Plastic is cheap to make and shockingly profitable. It’s everywhere. And we’re all paying the price.
Plastic, and the profusion of waste it creates, can hide in plain sight, a ubiquitous part of our lives we rarely question. But a closer examination of the situation can be shocking.
Currently, about 430 million tons of plastic is produced yearly, according to the United Nations Environment Program (UNEP)—significantly more than the weight of all human beings combined. One-third of this total takes the form of single-use plastics, which humans interact with for seconds or minutes before discarding.
“The amount of plastic on our planet—it’s like one big oil spill.”
A total of 95% of the plastic used in packaging is disposed of after one use, a loss to the economy of up to $120 billion annually, concludes a report by McKinsey. (Just over a quarter of all plastics are used for packaging.) One-third of this packaging is not collected, becoming pollution that generates “significant economic costs by reducing the productivity of vital natural systems such as the ocean.” This causes at least $40 billion in damages, the report states, which exceeds the “profit pool” of the packaging industry. One paper estimated that the average person consumes five grams of plastic every week—mostly from water. About 95% of the tap water in the United States is contaminated. Microplastics are also widely found in beer, salt, shellfish, and other human foods.
In the United States, only about 5% to 6% of plastics are being recycled each year.

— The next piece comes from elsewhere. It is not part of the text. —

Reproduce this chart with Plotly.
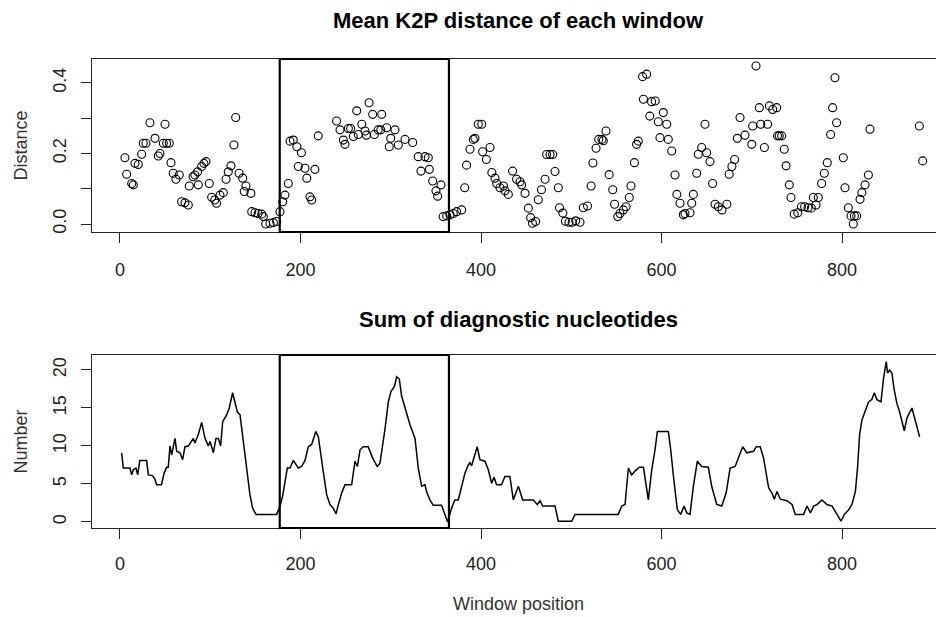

Notably, what doesn’t get reused or recycled does not chemically degrade but rather becomes a fixture of our world; it breaks apart to form microplastics, pieces smaller than five millimeters in diameter. In the past few years, scientists have found significant quantities of microplastics in the further reaches of the ocean; in snow and rainfall in seemingly pristine places worldwide; in the air we breathe; and in human blood, colons, lungs, veins, breast milk, placentas, and fetuses.
The solution to that problem lies further upstream: to address plastic pollution, those who produce plastics need to pay for the damage it causes, and the world will also have to make less of it. We’ll have to develop better, more recyclable products. We’ll also have to find sustainable alternatives and increase what ecologists call circularity—keeping those products in use as long as possible and finding ways to reuse their materials after that.